On parle aussi à leur sujet de cryptoéconomie incitative69.
Elles sont marquées par la toute-puissance de la vérité partagée par les membres, loin de tout contrôle de tiers, surtout étatique.
2-50 À l’opposé existent des blockchains dites « privées ». Une autorité centrale, ou tiers gérant, maîtrise la chaîne, son protocole, et en réserve le bénéfice à certains acteurs. Les banques l’utilisent aujourd’hui par préférence. Il est possible aussi d’imposer aux membres des obligations juridiques au travers des conditions générales d’utilisation. L’application MiniBonds appartient à cette catégorie.
2-51 Enfin, la pratique a imposé un type intermédiaire de blockchain : hybride ou dite « de consortium ».
Ses participants sont limités et un droit de veto peut être affecté à certains. Ses acteurs possèdent des droits et les décisions sont prises à la majorité. Ce type de blockchain attire les institutions bancaires et financières pour opérer dans des environnements réglementés et obligeant à connaître l’identité des participants. Le « R3 » est l’exemple le plus connu70.
Citons aussi le projet de blockchain entre le notariat, les banques et les huissiers de justice pour sécuriser et automatiser la mise en œuvre des copies exécutoires d’actes de prêt71.

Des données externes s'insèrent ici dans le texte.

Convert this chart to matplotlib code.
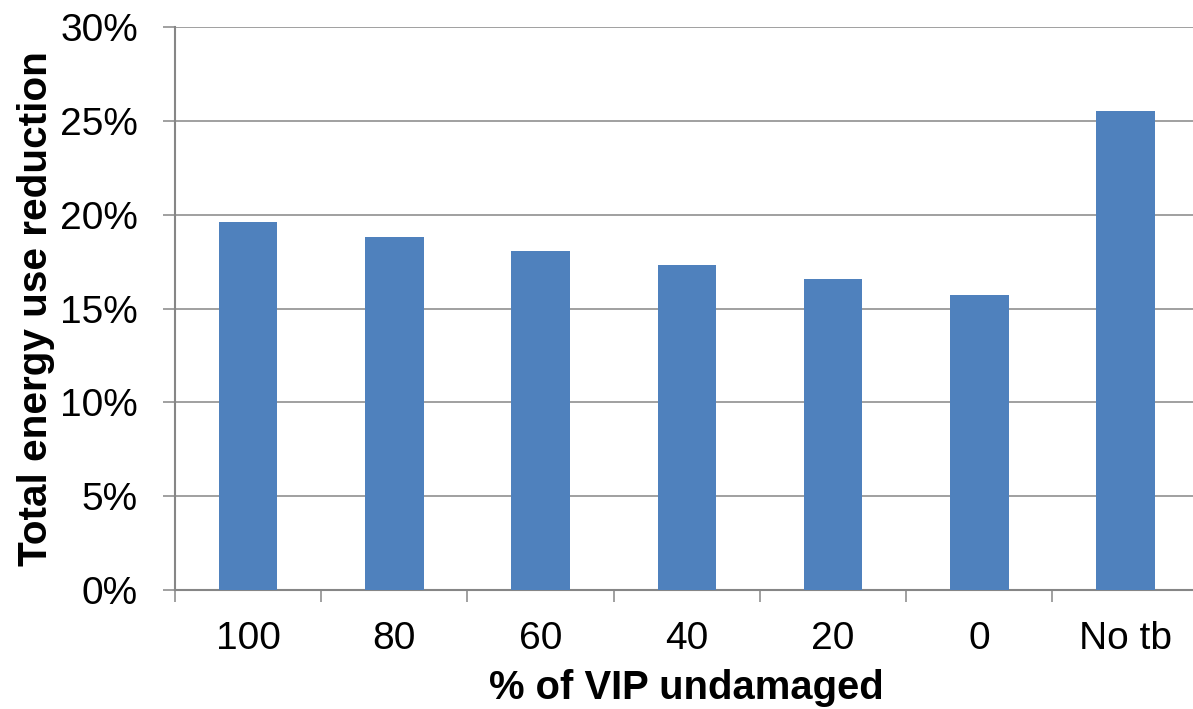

2-52 Un oracle72 peut être défini comme une entité de confiance faisant partie intégrante du réseau, qui transmet les informations du monde réel physique au contrat intelligent de la blockchain. Les diverses missions des oracles dans le système du smart contract sont examinées plus loin73. Mentionnons seulement ici que l’oracle permet l’exécution du smart contract en fonction d’éléments extérieurs à la blockchain situés dans le monde « réel ».
L’oracle pourra ainsi rentrer une donnée extérieure dans la blockchain de différentes façons74 : soit en utilisant un élément dans le serveur, soit en recourant à la majorité des membres de la blockchain de consensus, soit en se référant à une base de données acceptée ; l’oracle peut aussi être une personne physique.